According to the simulation results, a total of 16 temperature checkpoints was arranged in this experiment, of which 15 checkpoints were arranged on the cooling plate and one checkpoint was the ambient temperature. Checkpoint 14 was the ambient temperature checkpoint, checkpoint 7 was placed at the coolant inlet, and checkpoint 6 was placed at the coolant outlet. The arrangement of the temperature checkpoints is shown in Figure 12a. The heat source was a silicon heating sheet pasted on the surface of the cooling plate as shown in Figure 12b. During the experiment, we put the liquid cooling plate into the environmental chamber and energized the heated silicon plate to detect the temperature change of the liquid cooling plate. The temperature curve of the 16 checkpoints obtained is shown in Figure 12c.

It can be seen from Figure 12c that the temperature at checkpoint 4 was the highest, and the corresponding position was the red high temperature area on the right side of the coolant outlet in Figure 8b. The maximum temperature ($T_{max}$) hardly changed after being reduced to 32.4 °C. The temperature at checkpoint 7 was the lowest and the temperature fluctuation was the smallest. This was because the checkpoint 7 layout at the inlet of the cooling liquid was cooling with excellent results. The temperature first rose slightly and then remained at 28.0 °C. By analyzing the experimental results, we found the maximum temperature ($T_{max}$) of the experiment to be 32.4 °C higher than the simulation result by 0.64 °C. The temperature difference (ΔT) was 4.4 °C, which was 0.43 °C higher than the simulation result, but the temperature difference (ΔT) was still less than 5 °C. The heat dissipation performance met the requirements of the battery operating temperature, and the maximum error between the experimental and simulation results was within 9.8%. The main reason for the error may have been the agricultural machinery glue used in the process of processing the liquid cooling plate, while the thermal conductivity of the agricultural machinery glue was much lower than that of the aluminum plate. Therefore, the difference between the simulation results and the experimental results was within the acceptable range, the experimental results were consistent with the simulation results, and the simulation results were accurate.

4. Conclusions

Based on bionics and the human blood vessel model, this study designed a liquid cooling plate with a bionic vascular structure of quasi-similar fractal. Under three different discharges of 1C, 2C, and 3C, Fluent software was used to study the pipe distance (A1 and A2) at the coolant outlet, the thickness of the liquid cooling plate, the turning radius R of the pipe in the channel, and the mass flow of the coolant on the heat dissipation performance. The results showed that the pipe distance (A1, A2), plate thickness, and inner pipe turning radius R had a significant effect on the heat dissipation effect of the liquid cooling plate, especially under 3C discharge. When A1 = 6 mm and A2 = 8 mm, the plate thickness was 4 mm, the inner pipe turning radius was 8 mm, the highest temperature ($T_{max}$) of the liquid cooling plate was 305.03 K (31.88 °C), and the temperature difference (ΔT) was 4.10 °C. At this time, the structure was more compact and the system energy consumption was lower while meeting the requirements of the safe working temperature of the power battery, which was more conducive to the standardization and practical application of the power battery liquid cooling plate.

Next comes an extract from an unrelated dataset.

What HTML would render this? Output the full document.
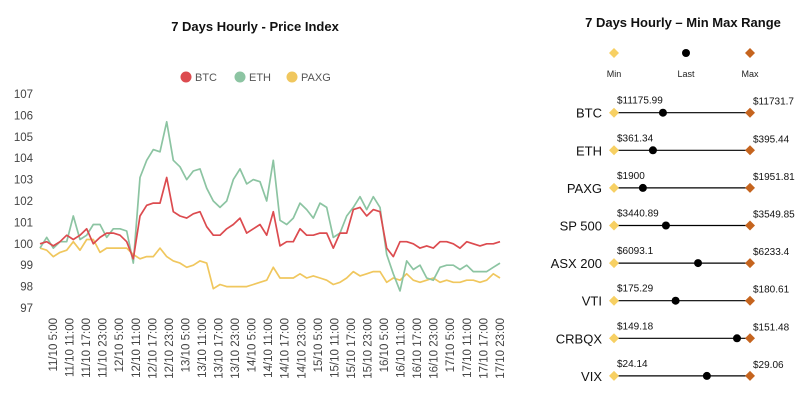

By imitating the human blood vessel model, the cooling liquid outlet was optimized with a variable width, and the heat dissipation performance of the liquid cooling plate was greatly improved. The increase in the mass flow rate could improve the heat dissipation capacity, but would consume more cooling system energy. Therefore, a moderate mass flow of the coolant could be selected according to energy consumption and heat transfer targets.

For 3C discharge, a verification experiment was designed. The results showed that the error between the experimental and simulation results was maintained within 9.8%, the simulation of the cooling effect of the liquid cooling plate was accurate, and the cooling performance of the liquid cooling plate was obvious.